Industrial production rose 2.7 percent on-month, reversing a drop of 1.9 percent in August, the Ministry of Economy, Trade and Industry said.
That reading beat the median market forecast of a 2.2 percent rise and is the highest rise since a 3.9 percent expansion in January.
However, the quarterly data were less rosy with output from Japan's factories shrinking 1.9 percent in July-September from the previous quarter, as makers of cars and home appliances tried to bring down their inventories after an April sales tax rise hit consumer spending.
The quarterly output drop followed a 3.8 percent fall in April-June, when the world's number three economy suffered its biggest contraction since the 2011 quake-tsunami disaster.
Industrial output had grown at its fastest rate in more than two years in January as it caught up with stronger demand, before losing steam in the following months.
Retail sales also got a boost ahead of the April 1 sales tax rise -- Japan's first in 17 years -- as shoppers made a last-minute dash to buy staples and big-ticket items such as cars and refrigerators before prices went up.
The industry ministry remained cautious despite the monthly upturn in manufacturing activity.

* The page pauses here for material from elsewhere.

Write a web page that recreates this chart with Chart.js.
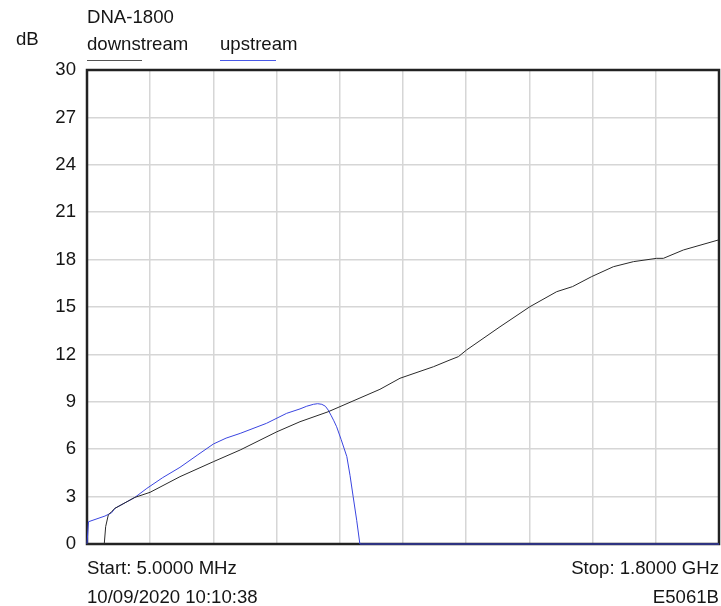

"Industrial production fluctuates indecisively," it said in a monthly report, a more upbeat assessment than its August report, when the ministry said production "has weakened".
A survey of manufacturers released with the data showed that they expected factory production to edge down 0.1 percent on-month in October and then pick up 1.0 percent in November.
"The surge in manufacturing output in September suggests that the sector has finally turned the corner, but a strong recovery is not on the cards," Marcel Thieliant, Japan economist at Capital Economics, said in a note.
Despite the lacklustre production, however, Japan is likely to manage to post small growth in the third quarter as activity in other parts of the economy such as the retail sector "seems to have picked up", he said.
"Overall, we still expect GDP to increase by around 0.5 percent quarter-on-quarter in Q3," following a drop of 1.8 percent in the second quarter, he said.
Third-quarter GDP data due out on November 17 will be closely watched for clues as to how Prime Minister Shinzo Abe's economy growth blitz, known as "Abenomics", is faring.
The data will be a key factor in whether Abe decides to raise the sales tax again to 10 percent next year -- seen as crucial to Japan paying down a massive national debt.
The GDP data could also influence the Bank of Japan's monetary policy, which has been aimed at stoking inflation, but which has had an adverse impact on private consumption.